The Environment Agency will ensure the quality of the data included in the National Greenhouse Gas (GHG) Inventory in accordance with the Enhanced Transparency Framework of the UN Framework Convention on Climate Change (UNFCCC). This information needs to be submitted to the UNFCCC Secretariat every two years.
With the support of the EU4Climate project, funded by EU and implemented by UNDP, the Environmental Agency specialists are trained to use the UNFCCC Guide on Quality Assurance and Quality Control of GHG Emission Data in all sectors of the economy.
“We have a robust and high-performance GHG emission monitoring system and with the help of development partners we want to ensure the sustainability of the processes. We want to make sure that the Environment Agency, but also the other institutions part of the national monitoring, reporting and verification system, have the capacity and all the relevant tools and information from all sources necessary to ensure a high level of transparency,” said Rodica Iordanov, State Secretary at the Ministry of Environment.
The Republic of Moldova is the only country in the Eastern Europe and Central Asia region that has a robust system for monitoring greenhouse gas emissions (MRV), but still needs to improve its data structure, according to international experts contracted by the EU4Climate project.

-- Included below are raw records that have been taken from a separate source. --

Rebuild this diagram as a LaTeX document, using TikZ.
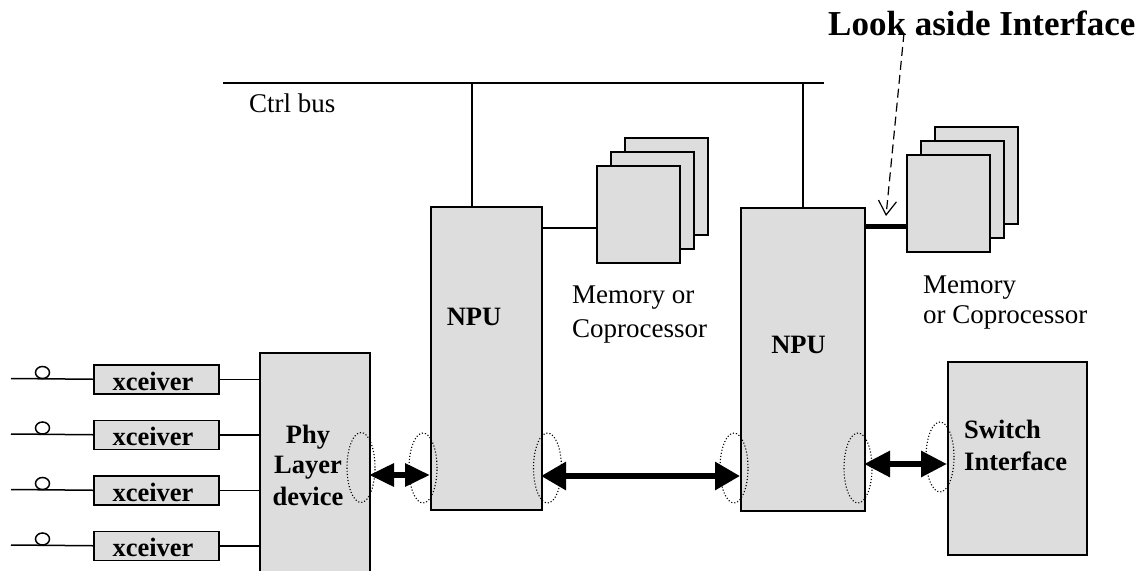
\documentclass[tikz,border=0pt]{standalone}
\usepackage{fontspec}
\setmainfont{Liberation Serif}
\usetikzlibrary{arrows.meta,shapes.geometric}
\definecolor{boxgray}{RGB}{221,221,221}
\tikzset{
  unit/.style={draw, line width=1.5pt, fill=boxgray, inner sep=0pt, anchor=north west},
  wire/.style={line width=1.5pt},
  port/.style={draw, dotted, line width=1.1pt, ellipse, minimum width=28pt, minimum height=70pt, inner sep=0pt},
  bigarrow/.style={line width=6pt, {Triangle[length=25pt,width=27pt]}-{Triangle[length=25pt,width=27pt]}},
  lbl/.style={font=\fontsize{27}{32}\selectfont, inner sep=0pt, anchor=base west},
  blbl/.style={font=\fontsize{26.5}{32}\selectfont\bfseries, inner sep=0pt, anchor=base},
}
\begin{document}
\begin{tikzpicture}[x=1pt, y=-1pt]
\useasboundingbox (0,0) rectangle (1145,570);
\clip (0,0) rectangle (1145,570);

% control bus
\coordinate (busL) at (223,83);
\coordinate (busR) at (824,83);
\draw[wire] (busL) -- (busR);
\node[lbl] (ctrl) at (249,112) {Ctrl bus};

% network processors
\node[unit, minimum width=111pt, minimum height=303pt] (npuA) at (430,206) {};
\node[unit, minimum width=124pt, minimum height=303pt] (npuB) at (740,207) {};
\node[blbl] (npuAt) at (474,325) {NPU};
\node[blbl] (npuBt) at (798.5,353) {NPU};

\coordinate (tapA) at (472,83);
\coordinate (tapB) at (803,83);
\draw[wire] (tapA) -- (tapA |- npuA.north);
\draw[wire] (tapB) -- (tapB |- npuB.north);

% memory / coprocessor stacks
\foreach \dx/\nm in {28/A3,14/A2,0/A} {
  \node[unit, minimum width=83pt, minimum height=97pt] (mem\nm) at (596+\dx,165-\dx) {};
}
\foreach \dx/\nm in {28/B3,14/B2,0/B} {
  \node[unit, minimum width=83pt, minimum height=97pt] (mem\nm) at (906+\dx,154-\dx) {};
}
\coordinate (linkA) at (541,228);
\draw[wire] (linkA) -- (linkA -| memA.west);
\coordinate (linkB) at (864,226);
\draw[line width=5pt] (linkB) -- (linkB -| memB.west);

\node[lbl] (memAt1) at (572,303) {Memory or};
\node[lbl] (memAt2) at (572,337) {Coprocessor};
\node[lbl] (memBt1) at (923,293) {Memory};
\node[lbl] (memBt2) at (923,323) {or Coprocessor};

% look-aside callout
\node[font=\fontsize{35}{40}\selectfont\bfseries, inner sep=0pt, anchor=base west] (title) at (828,35) {Look aside Interface};
\coordinate (calloutS) at (904,33);
\coordinate (calloutE) at (886,216);
\draw[line width=1.2pt, dash pattern=on 9pt off 5pt, -{Straight Barb[length=14pt,width=18pt]}] (calloutS) -- (calloutE);

% physical layer device
\node[unit, minimum width=110pt, minimum height=230pt] (phy) at (259,352) {};
\node[blbl] (phyt1) at (308,443) {Phy};
\node[blbl] (phyt2) at (308,473) {Layer};
\node[blbl] (phyt3) at (308,505) {device};

% switch interface
\node[unit, minimum width=139pt, minimum height=193pt] (sw) at (947,361) {};
\node[blbl, anchor=base west] (swt1) at (964,438) {Switch};
\node[blbl, anchor=base west] (swt2) at (964,470) {Interface};

% transceivers
\foreach \i/\y in {1/364,2/419.5,3/475,4/530.5} {
  \node[unit, minimum width=125pt, minimum height=29pt] (xc\i) at (93,\y) {};
  \node[blbl] (xct\i) at (153,\y+26) {xceiver};
  \coordinate (in\i) at (11,\y+14.5);
  \draw[wire] (in\i) -- (xc\i.west);
  \draw[wire] (xc\i.east) -- (xc\i.east -| phy.west);
  \node[draw, line width=1.5pt, fill=white, ellipse, minimum width=14pt, minimum height=12pt, inner sep=0pt] (jack\i) at (42.5,\y+8.5) {};
}

% interface ports
\node[port] (pPhy) at (361,467.5) {};
\node[port] (pAL) at (423,468) {};
\node[port] (pAR) at (547.5,468) {};
\node[port] (pBL) at (734,468) {};
\node[port] (pBR) at (858,468) {};
\node[port] (pSw) at (940,457) {};

% data paths
\coordinate (d1) at (369,475);
\draw[line width=6pt, {Triangle[length=25pt,width=22pt]}-{Triangle[length=25pt,width=22pt]}] (d1) -- (d1 -| npuA.west);
\coordinate (d2) at (541,476);
\draw[bigarrow] (d2) -- (d2 -| npuB.west);
\coordinate (d3) at (864,464);
\draw[line width=6pt, {Triangle[length=26pt,width=25pt]}-{Triangle[length=26pt,width=25pt]}] (d3) -- (d3 -| sw.west);
\end{tikzpicture}
\end{document}
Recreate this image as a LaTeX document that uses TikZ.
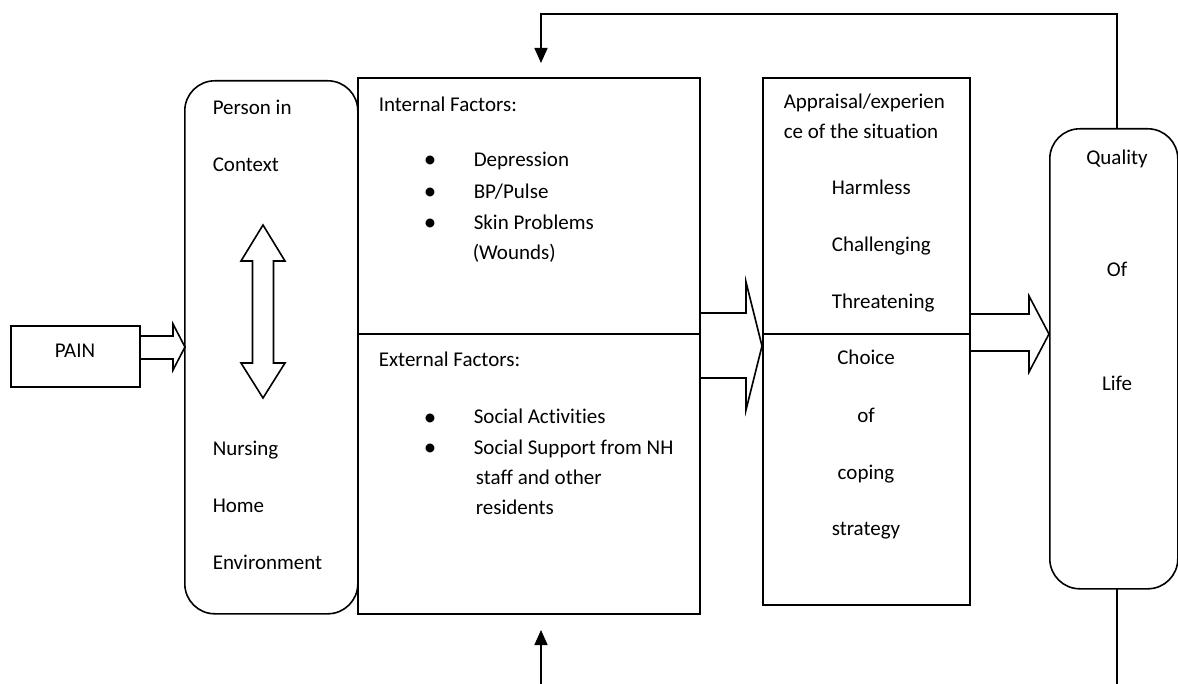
\documentclass[tikz,border=0pt]{standalone}
\usepackage{fontspec}
\setmainfont{Carlito}[Ligatures=CommonOff]
\usetikzlibrary{arrows.meta}
\begin{document}
\begin{tikzpicture}[x=1pt,y=-1pt,line width=1.6pt,
  txt/.style={inner sep=0pt,anchor=base west,font=\fontsize{21}{25}\selectfont},
  ctxt/.style={inner sep=0pt,anchor=base,font=\fontsize{21}{25}\selectfont},
  bul/.style={inner sep=0pt,anchor=base,font=\fontsize{25}{25}\selectfont},
  box/.style={draw,line width=1.6pt,inner sep=0pt,anchor=north west},
  rbox/.style={box,rounded corners=30pt},
  blockarrow/.style={draw,line width=1.6pt,line join=miter},
  feed/.style={line width=1.6pt,-{Triangle[length=15pt,width=13pt]}}]
\useasboundingbox (0,0) rectangle (1178,684);

% boxes
\node[box,minimum width=129pt,minimum height=61pt] (pain) at (10,325) {};
\node[rbox,minimum width=173pt,minimum height=533pt] (person) at (184,80) {};
\node[box,minimum width=342pt,minimum height=536pt] (factors) at (357,77) {};
\node[box,minimum width=207pt,minimum height=527pt] (appraisal) at (762,77) {};
\node[rbox,minimum width=128pt,minimum height=460pt] (quality) at (1049,128) {};

% dividers
\draw (factors.west |- 0,334) -- (factors.east |- 0,334);
\draw (appraisal.west |- 0,334) -- (appraisal.east |- 0,334);

% block arrows
\draw[blockarrow] (139,336) -- (173,336) -- (173,324) -- (185,347) -- (173,370) -- (173,359) -- (139,359);
\draw[blockarrow] (699,313) -- (746,313) -- (746,282) -- (762,346) -- (746,410) -- (746,378) -- (699,378);
\draw[blockarrow] (969,314) -- (1029,314) -- (1029,296) -- (1049,334) -- (1029,372) -- (1029,351) -- (969,351);
\draw[blockarrow] (252.5,261) -- (241,261) -- (263,225) -- (285,261) -- (273.5,261) -- (273.5,363)
  -- (285,363) -- (263,398) -- (241,363) -- (252.5,363) -- cycle;

% feedback connectors
\coordinate (qtop) at (1117,128);
\coordinate (qbot) at (1117,588);
\coordinate (fbtip) at (541,63);
\coordinate (fbtop) at (1117,14);
\coordinate (upstart) at (541,684);
\coordinate (uptip) at (541,630);
\coordinate (botend) at (1117,684);
\draw[feed] (qtop) -- (fbtop) -| (fbtip);
\draw (qbot) -- (botend);
\draw[feed] (upstart) -- (uptip);

% texts
\node[ctxt] (tpain) at (75,358) {PAIN};

\node[txt] (p1) at (212,115) {Person in};
\node[txt] (p2) at (212,172) {Context};
\node[txt] (p3) at (212,455) {Nursing};
\node[txt] (p4) at (212,512) {Home};
\node[txt] (p5) at (212,569) {Environment};

\node[txt] (if) at (378,112) {Internal Factors:};
\node[bul] (b1) at (430,168) {\textbullet};
\node[bul] (b2) at (430,200) {\textbullet};
\node[bul] (b3) at (430,231) {\textbullet};
\node[txt] (i1) at (473,167) {Depression};
\node[txt] (i2) at (473,199) {BP/Pulse};
\node[txt] (i3) at (473,230) {Skin Problems};
\node[txt] (i4) at (472,260) {(Wounds)};

\node[txt] (ef) at (378,367) {External Factors:};
\node[bul] (b4) at (430,425) {\textbullet};
\node[bul] (b5) at (430,455) {\textbullet};
\node[txt] (e1) at (473,424) {Social Activities};
\node[txt] (e2) at (473,454) {Social Support from NH};
\node[txt] (e3) at (475,484) {staff and other};
\node[txt] (e4) at (475,514) {residents};

\node[txt] (a1) at (783,109) {Appraisal/experien};
\node[txt] (a2) at (783,139) {ce of the situation};
\node[txt] (a3) at (831,195) {Harmless};
\node[txt] (a4) at (831,252) {Challenging};
\node[txt] (a5) at (831,309) {Threatening};
\node[ctxt] (c1) at (866,365) {Choice};
\node[ctxt] (c2) at (866,422) {of};
\node[ctxt] (c3) at (866,479) {coping};
\node[ctxt] (c4) at (866,535) {strategy};

\node[ctxt] (q1) at (1117,165) {Quality};
\node[ctxt] (q2) at (1117,277) {Of};
\node[ctxt] (q3) at (1117,391) {Life};
\end{tikzpicture}
\end{document}
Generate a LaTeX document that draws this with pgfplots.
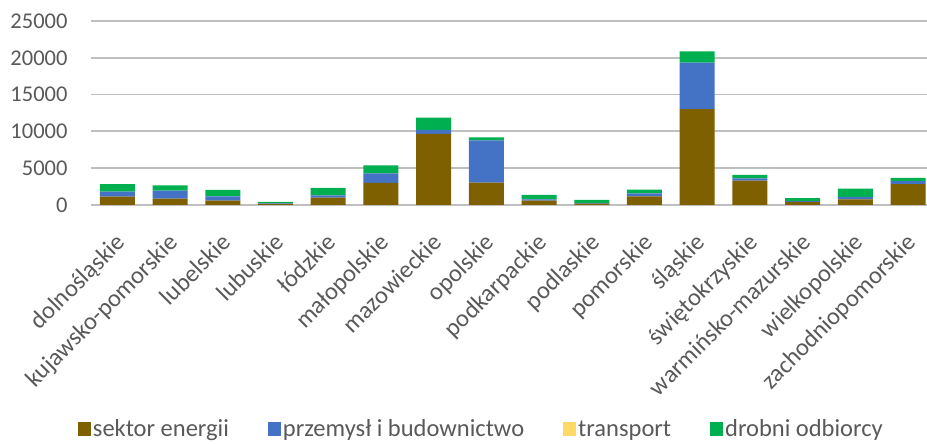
\documentclass[border=0pt]{standalone}
\usepackage{pgfplots}
\pgfplotsset{compat=1.18}
\usepackage{pgfplotstable}
\usepackage{fontspec}
\setmainfont{Carlito}
\definecolor{cEn}{HTML}{7F6000}
\definecolor{cPr}{HTML}{4472C4}
\definecolor{cTr}{HTML}{FFD966}
\definecolor{cDr}{HTML}{00B050}
\definecolor{txt}{HTML}{595959}
\definecolor{grid}{HTML}{E3E3E3}
\definecolor{axl}{HTML}{BFBFBF}
\pgfplotstableread{
x en pr tr dr
0 1130 680 0 1040
1 860 1080 0 730
2 590 590 0 860
3 150 60 0 200
4 990 320 0 1000
5 2990 1310 0 1090
6 9650 540 0 1670
7 3030 5760 0 410
8 590 180 0 590
9 200 60 0 420
10 1180 410 0 490
11 13040 6300 0 1540
12 3300 330 0 450
13 410 130 0 410
14 770 320 0 1120
15 2850 410 0 410
}\data
\begin{document}
\fontsize{22pt}{26pt}\selectfont
\begin{tikzpicture}
\begin{axis}[
  at={(91pt,239pt)}, anchor=south west,
  scale only axis, width=836pt, height=184pt,
  ybar stacked, bar width=35pt,
  xmin=-0.5, xmax=15.36, ymin=0, ymax=25000,
  xtick=data,
  xticklabels={dolnośląskie,kujawsko-pomorskie,lubelskie,lubuskie,łódzkie,małopolskie,mazowieckie,opolskie,podkarpackie,podlaskie,pomorskie,śląskie,świętokrzyskie,warmińsko-mazurskie,wielkopolskie,zachodniopomorskie},
  ytick={0,5000,10000,15000,20000,25000},
  scaled y ticks=false,
  /pgf/number format/1000 sep={},
  /pgf/number format/assume math mode=true,
  tick label style={text=txt},
  yticklabel style={font=\fontsize{22.5pt}{26pt}\selectfont, xshift=-16pt},
  xticklabel style={font=\fontsize{24.5pt}{28pt}\selectfont, rotate=45, anchor=north east, inner sep=2pt, xshift=-19pt, yshift=-15pt},
  major tick length=0pt,
  xmajorgrids=false,
  ymajorgrids, major grid style={grid, line width=1.8pt},
  axis lines*=left,
  y axis line style={draw=none},
  x axis line style={axl, line width=2.8pt, -},
  clip=false,
  legend columns=4,
  legend style={at={(0.467,-1.223)}, anchor=center, draw=none, fill=none,
    font=\fontsize{24.5pt}{28pt}\selectfont, text=txt,
    /tikz/every even column/.append style={column sep=37pt}},
  legend image code/.code={\fill[#1] (0pt,-6pt) rectangle (13pt,8pt);},
]
\addplot[fill=cEn, draw=none] table[x=x,y=en]{\data};
\addlegendentry{sektor energii}
\addplot[fill=cPr, draw=none] table[x=x,y=pr]{\data};
\addlegendentry{przemysł i budownictwo}
\addplot[fill=cTr, draw=none] table[x=x,y=tr]{\data};
\addlegendentry{transport}
\addplot[fill=cDr, draw=none] table[x=x,y=dr]{\data};
\addlegendentry{drobni odbiorcy}
\end{axis}
\pgfresetboundingbox
\useasboundingbox (0,0) rectangle (927pt,444pt);
\end{tikzpicture}
\end{document}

“The EU has pledged to reduce greenhouse gas emissions by 55 percent by 2030, compared to the levels of 1990. The Republic of Moldova has an even more ambitious target of reducing emissions by 70 % in the same timeframe. MRV is the mechanism that measures the achievement of these targets and report under the UNFCCC. In order to ensure the transparency, comparability and completeness of this process, there is a need to update the Moldovan MRV legal framework to fulfil the requirements of new EU regulations. The EU4Climate programme is responding to these needs by providing capacity building and supporting the development of the legal framework in this field,” Matilda Halling, program officer at the EU Delegation in Chisinau said.
From 1750 to the end of 2021, the concentration of CO2 in the atmosphere increased by about 50%. This caused the greenhouse effect, with the Earth’s atmosphere warming by 1.1° C compared to 1880. By the Paris Agreement, the states committed to keep global warming below 2° C by the end of the century to avoid the catastrophic effects of climate change on humanity.
With a total budget of 8.8 million euros, the EU4Climate project runs from 2019-2022 and has the following components: (i) updating the Nationally Determined Contributions to the Paris Agreement; (ii) developing low-emission national development strategies by 2050; (iii) introducing and strengthening the framework for monitoring, reporting and verifying greenhouse gas emissions; (iv) alignment with the acquis communautaire in the field of climate; (v) integrating the climate dimension into sectoral policy documents, raising awareness and developing sectoral guidelines for the implementation of the Paris Agreement; (vi) attracting investment in climate change; (vii) better climate change adaptation planning.